When Wendy's discontinued its selection of fruit bowls and cups only 10 months after a much-ballyhooed launch, newspaper headlines around the country read "Wendy's Abandons Healthy Options" and "Fast-Food Eaters Stick With Greasy Fare."
It wasn't exactly the spin that Wendy's spokesman Bob Bertini was looking for.
Those headlines were "way overblown," he recalled, citing the recent addition of low-fat strawberry yogurt to Wendy's value menu, and the new salads the company is planning for 2006.
The poor performance of these fruit salads does beg the question. Is anyone - other than litigious customers and documentary filmmakers - really expecting the quick-service restaurant industry to produce health food?

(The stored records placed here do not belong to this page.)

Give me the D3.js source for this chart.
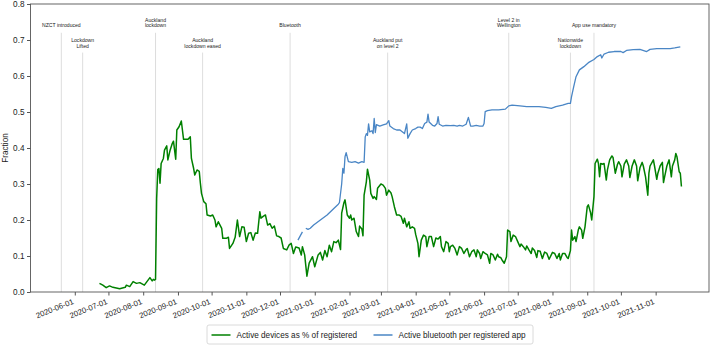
<!DOCTYPE html>
<html><head><meta charset="utf-8">
<script src="https://cdn.jsdelivr.net/npm/d3@7"></script>
<style>body{margin:0;background:#fff}svg{display:block;font-family:"Liberation Sans",Arial,sans-serif}</style>
</head><body>
<svg id="c" width="714" height="345"></svg>
<script>
const greenDates = ["2020-06-23","2020-06-26","2020-06-29","2020-07-02","2020-07-05","2020-07-11","2020-07-16","2020-07-17","2020-07-20","2020-07-23","2020-07-26","2020-07-29","2020-08-02","2020-08-07","2020-08-09","2020-08-10","2020-08-11","2020-08-12","2020-08-13","2020-08-14","2020-08-15","2020-08-16","2020-08-17","2020-08-19","2020-08-20","2020-08-22","2020-08-23","2020-08-25","2020-08-27","2020-08-28","2020-08-30","2020-08-31","2020-09-02","2020-09-04","2020-09-06","2020-09-10","2020-09-12","2020-09-13","2020-09-15","2020-09-16","2020-09-18","2020-09-20","2020-09-21","2020-09-22","2020-09-24","2020-09-26","2020-09-27","2020-09-30","2020-10-02","2020-10-04","2020-10-05","2020-10-07","2020-10-10","2020-10-11","2020-10-14","2020-10-16","2020-10-17","2020-10-20","2020-10-22","2020-10-24","2020-10-26","2020-10-28","2020-10-30","2020-11-01","2020-11-03","2020-11-05","2020-11-07","2020-11-09","2020-11-11","2020-11-13","2020-11-14","2020-11-16","2020-11-18","2020-11-20","2020-11-22","2020-11-24","2020-11-26","2020-11-28","2020-11-30","2020-12-02","2020-12-04","2020-12-07","2020-12-09","2020-12-11","2020-12-13","2020-12-15","2020-12-18","2020-12-20","2020-12-21","2020-12-23","2020-12-25","2020-12-27","2020-12-30","2021-01-01","2021-01-04","2021-01-06","2021-01-08","2021-01-10","2021-01-12","2021-01-14","2021-01-16","2021-01-18","2021-01-20","2021-01-22","2021-01-24","2021-01-25","2021-01-27","2021-01-28","2021-01-30","2021-02-01","2021-02-02","2021-02-03","2021-02-05","2021-02-07","2021-02-09","2021-02-10","2021-02-12","2021-02-13","2021-02-14","2021-02-16","2021-02-17","2021-02-19","2021-02-20","2021-02-22","2021-02-23","2021-02-25","2021-02-26","2021-03-01","2021-03-03","2021-03-05","2021-03-06","2021-03-08","2021-03-10","2021-03-11","2021-03-13","2021-03-15","2021-03-17","2021-03-19","2021-03-21","2021-03-22","2021-03-24","2021-03-26","2021-03-27","2021-03-29","2021-03-31","2021-04-01","2021-04-03","2021-04-04","2021-04-06","2021-04-08","2021-04-10","2021-04-11","2021-04-13","2021-04-15","2021-04-17","2021-04-19","2021-04-21","2021-04-23","2021-04-24","2021-04-26","2021-04-28","2021-04-30","2021-05-01","2021-05-02","2021-05-04","2021-05-06","2021-05-08","2021-05-10","2021-05-12","2021-05-14","2021-05-16","2021-05-17","2021-05-19","2021-05-21","2021-05-23","2021-05-25","2021-05-26","2021-05-28","2021-05-29","2021-05-31","2021-06-02","2021-06-04","2021-06-06","2021-06-07","2021-06-09","2021-06-11","2021-06-13","2021-06-14","2021-06-16","2021-06-17","2021-06-19","2021-06-21","2021-06-22","2021-06-24","2021-06-25","2021-06-27","2021-06-29","2021-07-01","2021-07-03","2021-07-04","2021-07-06","2021-07-08","2021-07-09","2021-07-11","2021-07-13","2021-07-14","2021-07-16","2021-07-18","2021-07-19","2021-07-21","2021-07-23","2021-07-25","2021-07-27","2021-07-29","2021-08-01","2021-08-03","2021-08-05","2021-08-07","2021-08-08","2021-08-10","2021-08-12","2021-08-14","2021-08-15","2021-08-17","2021-08-18","2021-08-19","2021-08-21","2021-08-22","2021-08-24","2021-08-25","2021-08-27","2021-08-28","2021-08-30","2021-09-01","2021-09-02","2021-09-04","2021-09-05","2021-09-07","2021-09-08","2021-09-10","2021-09-11","2021-09-12","2021-09-13","2021-09-15","2021-09-16","2021-09-18","2021-09-19","2021-09-21","2021-09-23","2021-09-24","2021-09-26","2021-09-28","2021-09-29","2021-10-01","2021-10-02","2021-10-04","2021-10-06","2021-10-08","2021-10-09","2021-10-11","2021-10-13","2021-10-15","2021-10-16","2021-10-18","2021-10-20","2021-10-21","2021-10-23","2021-10-25","2021-10-26","2021-10-27","2021-10-30","2021-10-31","2021-11-02","2021-11-03","2021-11-05","2021-11-07","2021-11-08","2021-11-09","2021-11-11","2021-11-13","2021-11-15","2021-11-16","2021-11-18","2021-11-19","2021-11-20","2021-11-22","2021-11-23","2021-11-24"];
const greenValues = [0.024,0.019,0.012,0.017,0.013,0.009,0.013,0.019,0.015,0.029,0.024,0.026,0.019,0.040,0.031,0.035,0.033,0.035,0.26,0.34,0.343,0.302,0.357,0.371,0.394,0.406,0.367,0.394,0.413,0.419,0.369,0.45,0.459,0.475,0.424,0.424,0.431,0.371,0.343,0.325,0.339,0.335,0.302,0.274,0.251,0.245,0.214,0.211,0.214,0.2,0.181,0.195,0.177,0.149,0.149,0.152,0.121,0.135,0.152,0.2,0.154,0.181,0.18,0.14,0.163,0.165,0.144,0.164,0.163,0.223,0.205,0.21,0.214,0.186,0.19,0.177,0.183,0.156,0.154,0.15,0.121,0.117,0.13,0.135,0.107,0.125,0.122,0.103,0.126,0.103,0.044,0.08,0.098,0.07,0.103,0.11,0.089,0.115,0.098,0.13,0.112,0.14,0.137,0.144,0.118,0.219,0.248,0.256,0.214,0.205,0.214,0.2,0.205,0.168,0.154,0.183,0.175,0.156,0.269,0.306,0.341,0.311,0.274,0.26,0.265,0.257,0.288,0.3,0.297,0.288,0.269,0.283,0.275,0.265,0.237,0.214,0.214,0.21,0.191,0.205,0.181,0.195,0.177,0.181,0.177,0.16,0.135,0.098,0.144,0.158,0.154,0.126,0.154,0.154,0.126,0.15,0.147,0.154,0.126,0.112,0.14,0.135,0.112,0.126,0.13,0.121,0.103,0.126,0.121,0.107,0.118,0.121,0.098,0.112,0.117,0.098,0.117,0.107,0.093,0.112,0.107,0.103,0.08,0.107,0.103,0.089,0.105,0.098,0.095,0.089,0.08,0.098,0.172,0.168,0.14,0.158,0.154,0.14,0.126,0.133,0.126,0.117,0.128,0.117,0.107,0.122,0.115,0.096,0.115,0.113,0.093,0.111,0.107,0.091,0.11,0.107,0.093,0.107,0.089,0.107,0.107,0.096,0.093,0.115,0.172,0.144,0.154,0.14,0.172,0.181,0.172,0.149,0.181,0.237,0.242,0.22,0.2,0.265,0.357,0.369,0.357,0.32,0.357,0.355,0.357,0.311,0.339,0.367,0.378,0.374,0.33,0.355,0.362,0.35,0.32,0.355,0.367,0.35,0.318,0.35,0.367,0.35,0.309,0.345,0.36,0.35,0.32,0.269,0.33,0.35,0.367,0.35,0.313,0.33,0.35,0.36,0.304,0.32,0.35,0.367,0.32,0.35,0.367,0.385,0.376,0.334,0.33,0.293];

const blueDates = ["2020-12-17","2020-12-21","2020-12-22","2020-12-24","2020-12-26","2020-12-28","2020-12-31","2021-01-06","2021-01-12","2021-01-18","2021-01-22","2021-01-23","2021-01-25","2021-01-26","2021-01-27","2021-01-28","2021-01-29","2021-01-31","2021-02-03","2021-02-06","2021-02-09","2021-02-12","2021-02-14","2021-02-15","2021-02-16","2021-02-17","2021-02-18","2021-02-19","2021-02-21","2021-02-22","2021-02-23","2021-02-24","2021-02-25","2021-02-28","2021-03-03","2021-03-06","2021-03-08","2021-03-09","2021-03-12","2021-03-15","2021-03-18","2021-03-22","2021-03-24","2021-03-25","2021-03-27","2021-03-29","2021-04-01","2021-04-03","2021-04-05","2021-04-07","2021-04-09","2021-04-11","2021-04-12","2021-04-13","2021-04-16","2021-04-18","2021-04-20","2021-04-21","2021-04-22","2021-04-25","2021-04-28","2021-05-02","2021-05-05","2021-05-08","2021-05-10","2021-05-13","2021-05-16","2021-05-18","2021-05-20","2021-05-22","2021-05-25","2021-05-28","2021-05-31","2021-06-01","2021-06-02","2021-06-04","2021-06-08","2021-06-14","2021-06-20","2021-06-23","2021-06-26","2021-07-03","2021-07-09","2021-07-14","2021-07-20","2021-07-26","2021-07-31","2021-08-04","2021-08-10","2021-08-15","2021-08-17","2021-08-18","2021-08-20","2021-08-22","2021-08-25","2021-08-29","2021-09-02","2021-09-07","2021-09-10","2021-09-13","2021-09-14","2021-09-16","2021-09-20","2021-09-25","2021-10-01","2021-10-03","2021-10-06","2021-10-12","2021-10-18","2021-10-24","2021-10-27","2021-11-02","2021-11-08","2021-11-14","2021-11-18","2021-11-23"];
const blueValues = [0.144,0.167,null,0.177,0.174,0.177,0.186,0.2,0.214,0.232,0.244,0.248,0.3,0.343,0.33,0.376,0.387,0.362,0.36,0.362,0.358,0.362,0.36,0.431,0.44,0.435,0.467,0.445,0.448,0.44,0.482,0.443,0.465,0.461,0.464,0.467,0.476,0.461,0.454,0.45,0.45,0.44,0.467,0.427,0.44,0.45,0.454,0.458,0.458,0.454,0.468,0.472,0.494,0.472,0.463,0.461,0.468,0.487,0.466,0.461,0.463,0.462,0.463,0.461,0.463,0.461,0.466,0.485,0.461,0.461,0.463,0.461,0.461,0.468,0.501,0.504,0.506,0.506,0.508,0.517,0.519,0.517,0.515,0.515,0.515,0.513,0.51,0.515,0.519,0.524,0.524,0.543,0.571,0.598,0.617,0.626,0.637,0.646,0.654,0.659,0.65,0.661,0.666,0.668,0.668,0.665,0.671,0.673,0.674,0.668,0.674,0.676,0.676,0.676,0.678,0.681];

const eventDates = ["2020-05-20","2020-06-08","2020-08-12","2020-09-23","2020-12-10","2021-03-07","2021-06-23","2021-08-17","2021-09-07"];
const eventLabels = ["NZCT introduced","Lockdown\nLifted","Auckland\nlockdown","Auckland\nlockdown eased","Bluetooth","Auckland put\non level 2","Level 2 in\nWellington","Nationwide\nlockdown","App use mandatory"];

const xTickDates = ["2020-06-01","2020-07-01","2020-08-01","2020-09-01","2020-10-01","2020-11-01","2020-12-01","2021-01-01","2021-02-01","2021-03-01","2021-04-01","2021-05-01","2021-06-01","2021-07-01","2021-08-01","2021-09-01","2021-10-01","2021-11-01"];
const yTicks = [0,0.1,0.2,0.3,0.4,0.5,0.6,0.7,0.8];
const seriesNames = ["Active devices as % of registered","Active bluetooth per registered app"];
const seriesColors = ["#008000","#4a86c5"];
const xDomain = ["2020-04-22T12:00","2021-12-18T14:00"];

const parse = d3.utcParse("%Y-%m-%d");
const parseT = d3.utcParse("%Y-%m-%dT%H:%M");
const svg = d3.select("#c");
const L = 30.5, R = 709, T = 4, B = 292;
const x = d3.scaleUtc().domain(xDomain.map(parseT)).range([L, R]);
const y = d3.scaleLinear().domain([0, 0.8]).range([B, T]);

const green = greenDates.map((d,i)=>({d:parse(d), v:greenValues[i]}));
const blue = blueDates.map((d,i)=>({d:parse(d), v:blueValues[i]}));

// event lines
const ev = svg.append("g");
eventDates.forEach((d,i)=>{
  const xx = x(parse(d));
  const row = i % 2;
  const lineTopVal = row === 0 ? 0.72 : 0.665;
  ev.append("line").attr("x1",xx).attr("x2",xx).attr("y1",y(lineTopVal)).attr("y2",B)
    .attr("stroke","#d9d9d9").attr("stroke-width",0.9);
  const lines = eventLabels[i].split("\n");
  const lastBase = row === 0 ? 27.2 : 47.6;
  lines.forEach((t,k)=>{
    ev.append("text").attr("x",xx).attr("y", lastBase - (lines.length-1-k)*5.6)
      .attr("text-anchor","middle").attr("font-size",5.1).attr("fill","#222").text(t);
  });
});

const line = d3.line().defined(p=>p.v!==null).x(p=>x(p.d)).y(p=>y(p.v));
svg.append("path").datum(green).attr("d",line).attr("fill","none").attr("stroke",seriesColors[0]).attr("stroke-width",1.5).attr("stroke-linejoin","round");
svg.append("path").datum(blue).attr("d",line).attr("fill","none").attr("stroke",seriesColors[1]).attr("stroke-width",1.3).attr("stroke-linejoin","round");

// frame
svg.append("rect").attr("x",L).attr("y",T).attr("width",R-L).attr("height",B-T).attr("fill","none").attr("stroke","#555").attr("stroke-width",0.9);

// y axis
const ya = svg.append("g").attr("transform",`translate(${L},0)`)
  .call(d3.axisLeft(y).tickValues(yTicks).tickFormat(d3.format(".1f")).tickSize(3.5).tickPadding(2.5));
ya.select(".domain").remove();
ya.selectAll("line").attr("stroke","#555");
ya.selectAll("text").attr("font-size",8.2).attr("fill","#222").attr("font-family","Liberation Sans, Arial, sans-serif");

// x axis
const xa = svg.append("g").attr("transform",`translate(0,${B})`)
  .call(d3.axisBottom(x).tickValues(xTickDates.map(parse)).tickFormat(d3.utcFormat("%Y-%m-%d")).tickSize(3.5));
xa.select(".domain").remove();
xa.selectAll("line").attr("stroke","#555");
xa.selectAll("text").attr("font-size",7.8).attr("fill","#222").attr("font-family","Liberation Sans, Arial, sans-serif")
  .attr("text-anchor","end").attr("dy",null).attr("y",null)
  .attr("transform","translate(-1,11.5) rotate(-22)");

// y label
svg.append("text").attr("transform",`translate(7.5,${(T+B)/2}) rotate(-90)`).attr("text-anchor","middle")
  .attr("font-size",8.2).attr("fill","#222").text("Fraction");

// legend
const lg = svg.append("g");
lg.append("rect").attr("x",207).attr("y",325).attr("width",326).attr("height",19).attr("rx",2)
  .attr("fill","#fff").attr("stroke","#d0d0d0").attr("stroke-width",0.8);
const legX = [211.5, 373.5];
seriesNames.forEach((n,i)=>{
  lg.append("line").attr("x1",legX[i]).attr("x2",legX[i]+19).attr("y1",335).attr("y2",335)
    .attr("stroke",seriesColors[i]).attr("stroke-width",1.5);
  lg.append("text").attr("x",legX[i]+25).attr("y",338).attr("font-size",8.2).attr("fill","#222").text(n);
});
</script>
</body></html>
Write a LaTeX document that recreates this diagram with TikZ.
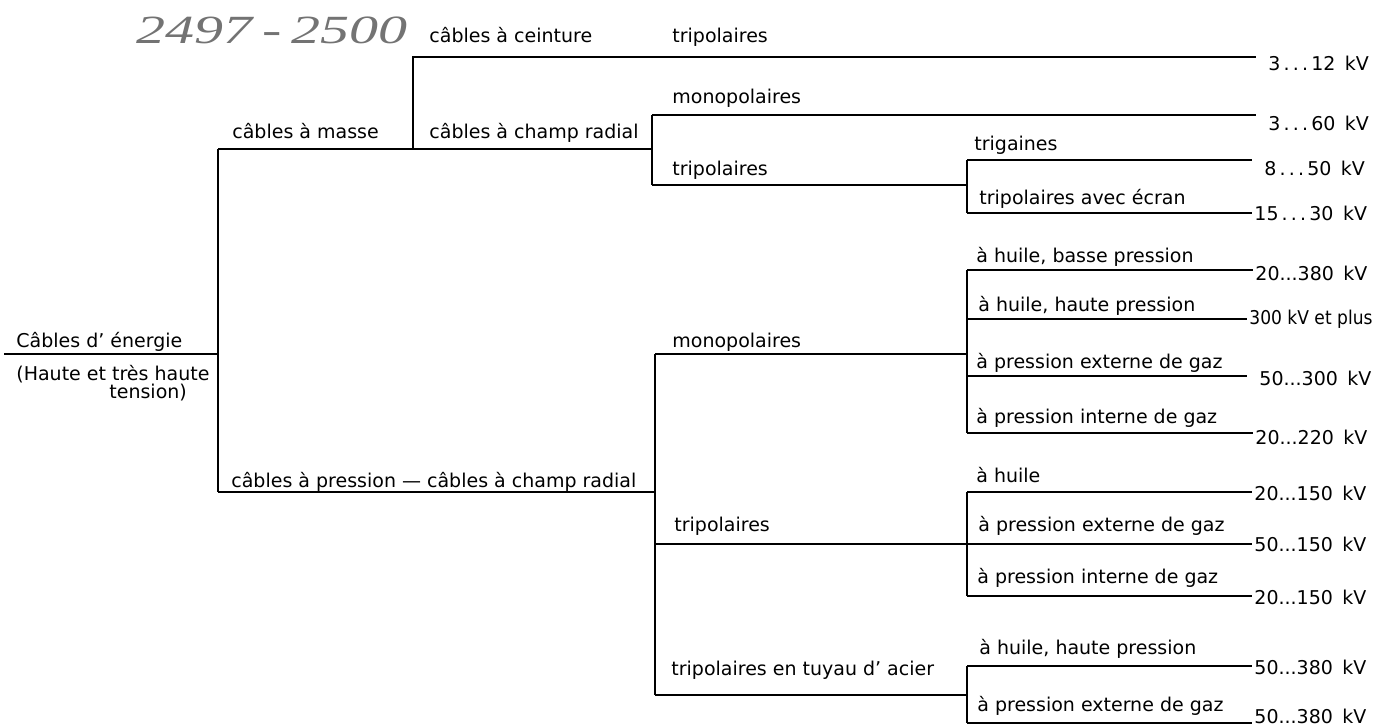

"The restaurant industry is not the growth industry it was during the 1980s and 1990s," mused Harry Balzer, vice president of the NPD Group, noting that salad bars had been added to, and then removed from, many QSRs in the 1980s. "What we're seeing in this environment is a lot of new things being tried - a lot of innovation because something has to be done to attract consumers again."
In that regard, expect to see QSRs continue to experiment aggressively with both healthy and indulgent new menu options. After all, a great new salad might raise a fast food chain's standing among the nation's legions of soccer moms, but according to Balzer, it's good old-fashioned fried chicken that remains one of the fastest-growing foods in the restaurant industry today.